In actuality, Tyrrel is just about the finest person one could hope to meet. Haunted by the death of young Trevennack, he does everything he can to advance Le Neve's career, thus enabling his friend to marry Cleer. He even goes so far as to bribe respected engineer Erasmus Walker into supporting his friend's plans for a railway viaduct. In doing so, Tyrrel fairly mortgages his future to a mysterious man who is known to scramble after every penny. "What can a man like that want to pile up filthy lucre for?" Tyrell asks. The novel provides no answer; Allen teases, but he never delivers. After giving Walker the money, the now impoverished Tyrell is plagued with uncertainty: "Would Walker play him false? Would he throw the weight of his influence into somebody else's scale? Would the directors submit as tamely as he thought to his direction or dictation?" But no, all turns out just fine; Le Neve is awarded the contract without so much as a hiccup.
This happy news comes none too soon for Mrs Trevennack, who recognizes that her husband is becoming increasingly unstable. However, her hopes that Le Neve, now financially secure, will quickly marry Cleer are dashed when the engineer becomes entangled in work. Months pass. Tension builds. Will her husband manage to conceal his strengthening delusions? Yes. What about at the wedding? No problem. Even when Trevennack spots Tyrell hiding in the gallery? Nothing happens. Okay, but how about when the delusional man spots his enemy on the street? Nope, still nothing.

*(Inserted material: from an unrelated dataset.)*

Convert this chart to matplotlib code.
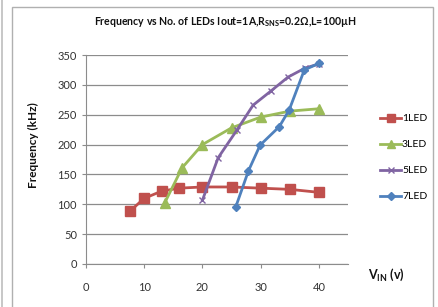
import matplotlib
matplotlib.use("Agg")
import matplotlib.pyplot as plt
from matplotlib.patches import Rectangle

plt.rcParams['font.family'] = ['Lato', 'DejaVu Sans']
plt.rcParams['mathtext.fontset'] = 'custom'
plt.rcParams['mathtext.rm'] = 'Lato'
plt.rcParams['mathtext.bf'] = 'Lato:bold'

title = "Frequency vs No. of LEDs Iout=1A,R$_{\\mathregular{SNS}}$=0.2\u03a9,L=100\u00b5H"
x_ticks = [0, 10, 20, 30, 40]
y_ticks = [0, 50, 100, 150, 200, 250, 300, 350]

led1_x = [7.5, 10, 13, 16, 20, 25, 30, 35, 40]
led1_y = [88, 110, 122, 127, 129, 129, 127, 125, 120]

led3_x = [13.5, 16.5, 20, 25, 30, 35, 40]
led3_y = [102, 161, 200, 228, 246, 256, 260]

led5_x = [20, 22.7, 25.9, 28.7, 31.8, 34.7, 37.6, 40]
led5_y = [107, 178, 224, 266, 290, 313, 328, 335]

led7_x = [25.7, 27.9, 29.9, 33.2, 34.9, 37.5, 40]
led7_y = [95, 156, 199, 230, 258, 325, 336]

W, H = 438, 307
fig = plt.figure(figsize=(W / 100, H / 100), dpi=100)

# chart frame
fig.patches.append(Rectangle((12 / W, -0.05), (433 - 12) / W, (H - 7) / H + 0.05,
                             transform=fig.transFigure, fill=False,
                             edgecolor='#b0b0b0', lw=1.0))
fig.patches.append(Rectangle((1 / W, -0.05), 1.5 / W, 1.1,
                             transform=fig.transFigure, color='#c8c8c8', lw=0))

ax = fig.add_axes([86 / W, (H - 264) / H, (348 - 86) / W, (264 - 55) / H])
ax.set_xlim(0, 45)
ax.set_ylim(0, 350)

lw = 2.0
ax.plot(led1_x, led1_y, color='#C0504D', lw=lw, marker='s', ms=6.5, label='1LED', zorder=3)
ax.plot(led3_x, led3_y, color='#9BBB59', lw=lw, marker='^', ms=7, label='3LED', zorder=3)
ax.plot(led5_x, led5_y, color='#8064A2', lw=lw, marker='x', ms=5, mew=1.0, label='5LED', zorder=4)
ax.plot(led7_x, led7_y, color='#4F81BD', lw=lw, marker='D', ms=4.5, label='7LED', zorder=5)

ax.set_xticks(x_ticks)
ax.set_yticks(y_ticks)
ax.yaxis.grid(True, color='#8c8c8c', lw=0.9)
ax.set_axisbelow(True)
for s in ['top', 'right']:
    ax.spines[s].set_visible(False)
ax.spines['left'].set_color('#8c8c8c')
ax.spines['bottom'].set_color('#8c8c8c')
ax.tick_params(axis='both', colors='#8c8c8c', labelcolor='#333333', labelsize=8, length=3)
ax.tick_params(axis='x', pad=10)

fig.text(225 / W, (H - 22) / H, title, ha='center', va='center', fontsize=7.6,
         fontweight='bold', color='#111111')
fig.text(33 / W, (H - 145) / H, 'Frequency (kHz)', rotation=90, ha='center', va='center',
         fontsize=8.5, fontweight='bold', color='#111111')
fig.text(368 / W, (H - 275) / H, 'V$_{\\mathregular{IN}}$ (v)', ha='left', va='center',
         fontsize=9, fontweight='bold', color='#111111')

handles, labels = ax.get_legend_handles_labels()
leg = fig.legend(handles, labels, loc='upper left', bbox_to_anchor=(376 / W, (H - 110) / H),
                 frameon=False, fontsize=7.5, handlelength=2.0, handletextpad=0.1,
                 labelspacing=1.6, borderaxespad=0, markerscale=0.8)

fig.savefig('out.png', dpi=100)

All these roads leading nowhere and still I expected the climax to feature a confrontation between Trevennack and Tyrell.
Trevennack, wandering the Cornish hills, encounters a ram he believes to be Satan. A long struggle ensues in which the old gent manages to kill the poor creature. Victorious, he throws himself off the cliff, trusting that his wanting wings will carry him home.
I didn't see that coming.
Object: A heavy, well-constructed hardcover, the publisher does not exaggerate in describing the book as being "FULL OF SILHOUETTE ILLUSTRATIONS". The work of Francis Carruthers Gould and Alec Carruthers Gould, they appear on every page. I count 357 in total.
A tipped-in 16-page publisher's catalogue features such intriguing titles as The Confessions of a Poacher, Splay-Feet Splashings in Divers Places and Lays of a Lazy Lawyer.
Access: Patrons of the Toronto and Vancouver public libraries and the Bibliothèque et Archives nationales du Québec, you are in luck – though all copies are non-circulating. Michael's Crag is also held at 25 of our universities. The American first, published in 1893 by Rand McNally, can be had in Very Good condition for as little as US$25. Leadenhall's edition, the true first, is much more scarce. The three copies listed online range from £15 to US$150. Condition is a factor, but does not explain the spread. An 1894 review in the Toronto Daily Mail refers to a paperbound Canadian edition published by "Allan", possibly "P.C. Allan". I've not been able to track down a copy, nor have I ever seen a book bearing this imprint.